What is needed >> Tally up the lines below that include the word "React". Answer with the number alone.

Given information >>
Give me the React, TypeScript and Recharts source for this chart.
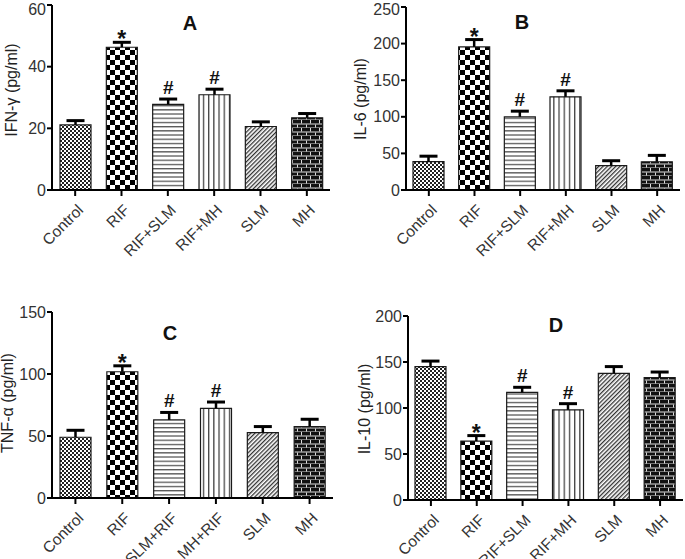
import React from "react";
import { BarChart, Bar, XAxis, YAxis, Cell, LabelList } from "recharts";

// group names
const groupsAB = ["Control", "RIF", "RIF+SLM", "RIF+MH", "SLM", "MH"];
const groupsC = ["Control", "RIF", "SLM+RIF", "MH+RIF", "SLM", "MH"];
const groupsD = ["Control", "RIF", "RIF+SLM", "RIF+MH", "SLM", "MH"];

// significance marks
const marks = ["", "*", "#", "#", "", ""];

// A: IFN-gamma
const ifnMean = [21.1, 46.3, 27.8, 30.9, 20.6, 23.4];
const ifnErr = [1.4, 1.6, 1.7, 1.8, 1.5, 1.4];
const ifnTicks = [0, 20, 40, 60];

// B: IL-6
const il6Mean = [38.7, 195.5, 100, 127.3, 33.2, 38.6];
const il6Err = [7.5, 10, 7.7, 8.2, 6.8, 8.7];
const il6Ticks = [0, 50, 100, 150, 200, 250];

// C: TNF-alpha
const tnfMean = [49, 101.8, 63, 72.3, 52.8, 57.6];
const tnfErr = [5.6, 4.8, 6, 5.1, 4.8, 5.9];
const tnfTicks = [0, 50, 100, 150];

// D: IL-10
const il10Mean = [145, 64, 117, 98, 137.7, 133];
const il10Err = [6, 6, 5.5, 6.7, 7.3, 6.1];
const il10Ticks = [0, 50, 100, 150, 200];

const FONT = "'Liberation Sans', Arial, sans-serif";
const patternIds = ["pCtrl", "pRif", "pHor", "pVer", "pDiag", "pBrick"];

function Patterns() {
  return (
    <svg width={0} height={0} style={{ position: "absolute" }}>
      <defs>
        <pattern id="pCtrl" patternUnits="userSpaceOnUse" width={4} height={4}>
          <rect width={4} height={4} fill="#fff" />
          <rect x={0} y={0} width={2} height={2} fill="#222" />
          <rect x={2} y={2} width={2} height={2} fill="#222" />
        </pattern>
        <pattern id="pRif" patternUnits="userSpaceOnUse" width={10} height={10}>
          <rect width={10} height={10} fill="#fff" />
          <rect x={0} y={0} width={5} height={5} fill="#000" />
          <rect x={5} y={5} width={5} height={5} fill="#000" />
        </pattern>
        <pattern id="pHor" patternUnits="userSpaceOnUse" width={4} height={4.2}>
          <rect width={4} height={4.2} fill="#fff" />
          <rect x={0} y={0} width={4} height={1.3} fill="#555" />
        </pattern>
        <pattern id="pVer" patternUnits="userSpaceOnUse" width={5.2} height={4}>
          <rect width={5.2} height={4} fill="#fff" />
          <rect x={0} y={0} width={1.3} height={4} fill="#444" />
        </pattern>
        <pattern id="pDiag" patternUnits="userSpaceOnUse" width={3} height={3} patternTransform="rotate(45)">
          <rect width={3} height={3} fill="#fff" />
          <rect x={0} y={0} width={1.3} height={3} fill="#333" />
        </pattern>
        <pattern id="pBrick" patternUnits="userSpaceOnUse" width={18} height={8}>
          <rect width={18} height={8} fill="#111" />
          <rect x={0} y={3.5} width={18} height={1} fill="#ddd" />
          <rect x={0} y={7.5} width={18} height={1} fill="#ddd" />
          <rect x={4} y={0} width={1} height={3.5} fill="#ddd" />
          <rect x={13} y={0} width={1} height={3.5} fill="#ddd" />
          <rect x={0} y={4.5} width={1} height={3} fill="#ddd" />
          <rect x={9} y={4.5} width={1} height={3} fill="#ddd" />
        </pattern>
      </defs>
    </svg>
  );
}

const XTick = (props: any) => {
  const { x, y, payload } = props;
  return (
    <g transform={`translate(${x + 9},${y + 13}) rotate(-45)`}>
      <text x={0} y={0} textAnchor="end" fill="#333" fontSize={15.5} fontFamily={FONT}>
        {payload.value}
      </text>
    </g>
  );
};

// upward-only error bar with a cap, scaled from the bar's own pixel height
function makeErr(means: number[]) {
  return (props: any) => {
    const { x, y, width, height, value, index } = props;
    const pxPerUnit = height / means[index];
    const cx = x + width / 2;
    const top = y - value * pxPerUnit;
    return (
      <g>
        <line x1={cx} x2={cx} y1={y} y2={top} stroke="#000" strokeWidth={2.5} />
        <line x1={cx - 9} x2={cx + 9} y1={top} y2={top} stroke="#000" strokeWidth={3} />
      </g>
    );
  };
}

function makeSig(means: number[], errs: number[]) {
  return (props: any) => {
    const { x, y, width, height, value, index } = props;
    if (!value) return null;
    const pxPerUnit = height / means[index];
    const errTop = y - errs[index] * pxPerUnit;
    const isStar = value === "*";
    return (
      <text
        x={x + width / 2}
        y={isStar ? errTop + 5 : errTop - 5}
        textAnchor="middle"
        fontSize={isStar ? 23 : 19}
        fontWeight="bold"
        fontFamily={FONT}
        fill="#111"
      >
        {value}
      </text>
    );
  };
}

interface PanelProps {
  left: number;
  top: number;
  width: number;
  height: number;
  groups: string[];
  means: number[];
  errs: number[];
  ticks: number[];
  yAxisWidth: number;
  xAxisHeight: number;
  marginTop: number;
  marginRight: number;
}

function Panel(p: PanelProps) {
  const data = p.groups.map((name, i) => ({
    name,
    value: p.means[i],
    err: p.errs[i],
    sig: marks[i],
  }));
  const max = p.ticks[p.ticks.length - 1];
  return (
    <div style={{ position: "absolute", left: p.left, top: p.top }}>
      <BarChart
        width={p.width}
        height={p.height}
        data={data}
        margin={{ top: p.marginTop, right: p.marginRight, left: 0, bottom: 0 }}
      >
        <XAxis
          dataKey="name"
          height={p.xAxisHeight}
          axisLine={{ stroke: "#000", strokeWidth: 2 }}
          tickLine={{ stroke: "#000", strokeWidth: 2 }}
          tickSize={6}
          tickMargin={2}
          interval={0}
          tick={<XTick />}
        />
        <YAxis
          width={p.yAxisWidth}
          domain={[0, max]}
          ticks={p.ticks}
          allowDataOverflow
          axisLine={{ stroke: "#000", strokeWidth: 2 }}
          tickLine={{ stroke: "#000", strokeWidth: 2 }}
          tickSize={5}
          tickMargin={1}
          tick={{ fill: "#333", fontSize: 16, fontFamily: FONT }}
        />
        <Bar dataKey="value" barSize={31} stroke="#1a1a1a" strokeWidth={1.2} isAnimationActive={false}>
          {data.map((d, i) => (
            <Cell key={d.name} fill={`url(#${patternIds[i]})`} />
          ))}
          <LabelList dataKey="err" content={makeErr(p.means)} />
          <LabelList dataKey="sig" content={makeSig(p.means, p.errs)} />
        </Bar>
      </BarChart>
    </div>
  );
}

const titleStyle: React.CSSProperties = {
  position: "absolute",
  fontFamily: FONT,
  fontWeight: "bold",
  fontSize: 20,
  color: "#111",
  transform: "translate(-50%, -50%)",
};

const yTitleStyle: React.CSSProperties = {
  position: "absolute",
  fontFamily: FONT,
  fontSize: 16,
  color: "#222",
  whiteSpace: "nowrap",
  transform: "translate(-50%, -50%) rotate(-90deg)",
};

export default function App() {
  return (
    <div
      style={{
        position: "absolute",
        left: 0,
        top: 0,
        width: 685,
        height: 559,
        background: "#fff",
        overflow: "hidden",
      }}
    >
      <Patterns />
      <Panel left={0} top={0} width={340} height={280} groups={groupsAB} means={ifnMean} errs={ifnErr}
        ticks={ifnTicks} yAxisWidth={52} xAxisHeight={90} marginTop={5} marginRight={10} />
      <Panel left={340} top={0} width={345} height={280} groups={groupsAB} means={il6Mean} errs={il6Err}
        ticks={il6Ticks} yAxisWidth={66} xAxisHeight={90} marginTop={7} marginRight={5} />
      <Panel left={0} top={280} width={340} height={279} groups={groupsC} means={tnfMean} errs={tnfErr}
        ticks={tnfTicks} yAxisWidth={52} xAxisHeight={61} marginTop={32} marginRight={7} />
      <Panel left={340} top={280} width={345} height={279} groups={groupsD} means={il10Mean} errs={il10Err}
        ticks={il10Ticks} yAxisWidth={68} xAxisHeight={59} marginTop={36} marginRight={2} />

      <div style={{ ...titleStyle, left: 190, top: 23 }}>A</div>
      <div style={{ ...titleStyle, left: 522, top: 22 }}>B</div>
      <div style={{ ...titleStyle, left: 170, top: 333 }}>C</div>
      <div style={{ ...titleStyle, left: 556, top: 325 }}>D</div>

      <div style={{ ...yTitleStyle, left: 12, top: 90 }}>IFN-γ (pg/ml)</div>
      <div style={{ ...yTitleStyle, left: 361, top: 99 }}>IL-6 (pg/ml)</div>
      <div style={{ ...yTitleStyle, left: 8, top: 403 }}>TNF-α (pg/ml)</div>
      <div style={{ ...yTitleStyle, left: 365, top: 409 }}>IL-10 (pg/ml)</div>
    </div>
  );
}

Written solution >> 4